# SET PROBLEM
Everything from the opening line of the records below through the line with "680, 690, 700];" must be duplicated exactly, pictures left out.

# DATA LINES
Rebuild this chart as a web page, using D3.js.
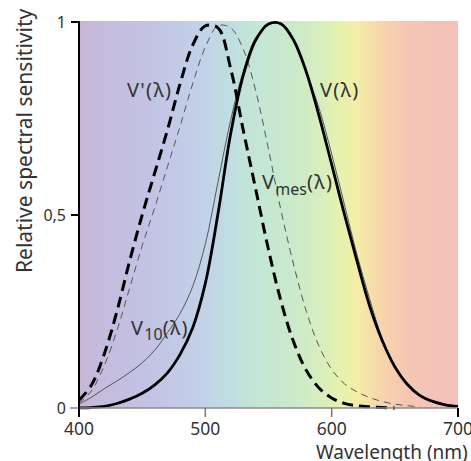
<!DOCTYPE html>
<html>
<head>
<meta charset="utf-8">
<script src="https://cdn.jsdelivr.net/npm/d3@7"></script>
<style>
  body { margin: 0; background: #fff; }
  svg { display: block; font-family: "Noto Sans", "Open Sans", sans-serif; }
</style>
</head>
<body>
<svg id="chart" width="471" height="461"></svg>
<script>
// wavelength grid (nm)
var wavelengths = [400, 410, 420, 430, 440, 450, 460, 470, 480, 490, 500, 510, 520, 530, 540, 550,
                   560, 570, 580, 590, 600, 610, 620, 630, 640, 650, 660, 670, 680, 690, 700];

// V(lambda) - photopic
var vPhotopic = [0.0004, 0.0012, 0.004, 0.0116, 0.023, 0.038, 0.06, 0.091, 0.139, 0.208, 0.323, 0.503,
                 0.71, 0.862, 0.954, 0.995, 0.995, 0.952, 0.87, 0.757, 0.631, 0.503, 0.381, 0.265,
                 0.175, 0.107, 0.061, 0.032, 0.017, 0.0082, 0.0041];

// V'(lambda) - scotopic
var vScotopic = [0.02, 0.06, 0.14, 0.25, 0.38, 0.5, 0.61, 0.72, 0.84, 0.94, 0.99, 0.985, 0.88, 0.72,
                 0.565, 0.41, 0.275, 0.17, 0.097, 0.052, 0.026, 0.012, 0.006, 0.003, 0.001, 0,
                 null, null, null, null, null];

// Vmes(lambda) - mesopic
var vMesopic = [0.012, 0.045, 0.11, 0.2, 0.31, 0.42, 0.52, 0.625, 0.73, 0.84, 0.935, 0.99, 0.985, 0.93,
                0.82, 0.67, 0.51, 0.37, 0.25, 0.16, 0.1, 0.063, 0.042, 0.027, 0.017, 0.01, 0.006,
                0.003, null, null, null];

// V10(lambda) - 10 degree observer
var v10 = [0.01, 0.028, 0.05, 0.07, 0.092, 0.117, 0.15, 0.195, 0.245, 0.315, 0.425, 0.585, 0.745, 0.872,
           0.96, 0.992, 0.997, 0.956, 0.869, 0.777, 0.658, 0.528, 0.398, 0.283, 0.18, 0.108, 0.06,
           0.032, 0.016, 0.0075, 0.0034];

var xTicks = [400, 500, 600, 700];
var yTicks = [0, 0.5, 1];
var yTickLabels = ["0", "0,5", "1"];

// spectrum background stops (wavelength, colour)
var spectrumNm = [400, 417, 457, 497, 520, 540, 572, 592, 605, 620, 636, 660, 700];
var spectrumColors = ["#c9b5d6", "#c5bbdd", "#c3c3e4", "#c2d1e8", "#bfdde2", "#c4e6d5", "#cbeac9",
                      "#d8eebd", "#e6f1af", "#f4eea7", "#f8d8aa", "#f5c6b4", "#f4c0bb"];

var svg = d3.select("#chart");

var x = d3.scaleLinear().domain([400, 700]).range([79, 458]);
var y = d3.scaleLinear().domain([0, 1]).range([408, 22]);

/* background gradient */
var defs = svg.append("defs");
var grad = defs.append("linearGradient")
    .attr("id", "spectrum")
    .attr("gradientUnits", "userSpaceOnUse")
    .attr("x1", x(400)).attr("x2", x(700))
    .attr("y1", 0).attr("y2", 0);
grad.selectAll("stop")
    .data(spectrumNm)
    .enter().append("stop")
    .attr("offset", function(d) { return (d - 400) / 300; })
    .attr("stop-color", function(d, i) { return spectrumColors[i]; });

svg.append("rect")
    .attr("x", x(400))
    .attr("y", y(1) - 1)
    .attr("width", x(700) - x(400))
    .attr("height", y(0) - y(1) + 1)
    .attr("fill", "url(#spectrum)");

/* curves */
function series(vals) {
  return wavelengths.map(function(w, i) { return { w: w, v: vals[i] }; });
}
var line = d3.line()
    .defined(function(d) { return d.v != null; })
    .x(function(d) { return x(d.w); })
    .y(function(d) { return y(d.v); })
    .curve(d3.curveCatmullRom.alpha(0.5));

var curves = [
  { data: vMesopic, width: 1, color: "#555", dash: "7,5" },
  { data: v10, width: 1, color: "#555", dash: null },
  { data: vScotopic, width: 3, color: "#000", dash: "11,6" },
  { data: vPhotopic, width: 2.8, color: "#000", dash: null }
];

svg.append("g").selectAll("path")
    .data(curves)
    .enter().append("path")
    .attr("d", function(d) { return line(series(d.data)); })
    .attr("fill", "none")
    .attr("stroke", function(d) { return d.color; })
    .attr("stroke-width", function(d) { return d.width; })
    .attr("stroke-dasharray", function(d) { return d.dash; });

/* axes */
svg.append("line")
    .attr("x1", 70).attr("x2", x(700))
    .attr("y1", y(0)).attr("y2", y(0))
    .attr("stroke", "#8a8a8a").attr("stroke-width", 1.5);

svg.append("line")
    .attr("x1", x(400)).attr("x2", x(400))
    .attr("y1", y(1) - 1).attr("y2", y(0) + 9)
    .attr("stroke", "#000").attr("stroke-width", 2);

svg.append("g").selectAll("line")
    .data(xTicks.slice(1))
    .enter().append("line")
    .attr("x1", function(d) { return x(d); }).attr("x2", function(d) { return x(d); })
    .attr("y1", y(0)).attr("y2", y(0) + 9)
    .attr("stroke", function(d) { return d == 700 ? "#000" : "#777"; })
    .attr("stroke-width", function(d) { return d == 700 ? 2 : 1.5; });

svg.append("g").selectAll("line")
    .data(yTicks.slice(1))
    .enter().append("line")
    .attr("x1", 71).attr("x2", x(400))
    .attr("y1", function(d) { return y(d); }).attr("y2", function(d) { return y(d); })
    .attr("stroke", "#000").attr("stroke-width", 2);

svg.append("g").selectAll("text")
    .data(xTicks)
    .enter().append("text")
    .attr("x", function(d) { return x(d); })
    .attr("y", 435)
    .attr("text-anchor", "middle")
    .attr("font-size", 17.5)
    .attr("fill", "#333")
    .text(function(d) { return d; });

svg.append("g").selectAll("text")
    .data(yTicks)
    .enter().append("text")
    .attr("x", 66)
    .attr("y", function(d) { return y(d) + 6; })
    .attr("text-anchor", "end")
    .attr("font-size", 16)
    .attr("fill", "#333")
    .text(function(d, i) { return yTickLabels[i]; });

/* axis titles */
svg.append("text")
    .attr("x", 316)
    .attr("y", 459)
    .attr("font-size", 19)
    .attr("fill", "#333")
    .text("Wavelength (nm)");

svg.append("text")
    .attr("transform", "translate(32,273) rotate(-90)")
    .attr("font-size", 21)
    .attr("fill", "#333")
    .text("Relative spectral sensitivity");

/* curve labels */
var lbl = svg.append("g").attr("fill", "#333").attr("font-size", 20).attr("letter-spacing", 1.3);

lbl.append("text").attr("x", 127).attr("y", 97).text("V'(λ)");
lbl.append("text").attr("x", 320).attr("y", 97).text("V(λ)");

var mes = lbl.append("text").attr("x", 262).attr("y", 189);
mes.append("tspan").text("V");
mes.append("tspan").attr("font-size", 16).attr("letter-spacing", 0).attr("dy", 6).text("mes");
mes.append("tspan").attr("dy", -6).text("(λ)");

var ten = lbl.append("text").attr("x", 131).attr("y", 335);
ten.append("tspan").text("V");
ten.append("tspan").attr("font-size", 16).attr("letter-spacing", 0).attr("dy", 5).text("10");
ten.append("tspan").attr("dy", -5).text("(λ)");
</script>
</body>
</html>
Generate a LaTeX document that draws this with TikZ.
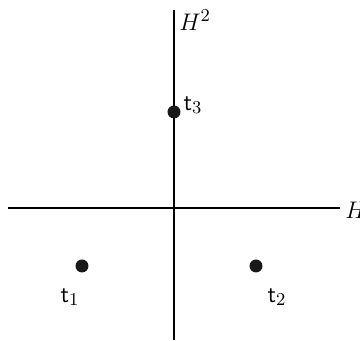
\documentclass[tikz,border=0pt]{standalone}
\begin{document}
\begin{tikzpicture}[x=0.5pt,y=-0.5pt,
  axis/.style={line width=0.9pt},
  pt/.style={circle,fill=black!90,inner sep=0pt,minimum size=6.5pt},
  lbl/.style={inner sep=0pt,font=\fontsize{13}{15}\selectfont}]
\useasboundingbox (0,0) rectangle (360,341);
\coordinate (xl) at (8,208);
\coordinate (xr) at (340,208);
\coordinate (yb) at (174,340);
\coordinate (yt) at (174,10);
\draw[axis] (xl) -- (xr);
\draw[axis] (yb) -- (yt);
\node[lbl,anchor=west] (hx) at (345,210) {$H$};
\node[lbl,anchor=west] (hy) at (179,20) {$H^2$};
\node[pt] (t3) at (174,112) {};
\node[pt] (t1) at (82,266) {};
\node[pt] (t2) at (256,266) {};
\node[lbl] (l3) at (193,105) {$\mathsf{t}_3$};
\node[lbl] (l1) at (70,297) {$\mathsf{t}_1$};
\node[lbl] (l2) at (277,297) {$\mathsf{t}_2$};
\end{tikzpicture}
\end{document}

# COMPLETE RESPONSE
Rebuild this chart as a web page, using D3.js.
<!DOCTYPE html>
<html>
<head>
<meta charset="utf-8">
<script src="https://cdn.jsdelivr.net/npm/d3@7"></script>
<style>
  body { margin: 0; background: #fff; }
  svg { display: block; font-family: "Noto Sans", "Open Sans", sans-serif; }
</style>
</head>
<body>
<svg id="chart" width="471" height="461"></svg>
<script>
// wavelength grid (nm)
var wavelengths = [400, 410, 420, 430, 440, 450, 460, 470, 480, 490, 500, 510, 520, 530, 540, 550,
                   560, 570, 580, 590, 600, 610, 620, 630, 640, 650, 660, 670, 680, 690, 700];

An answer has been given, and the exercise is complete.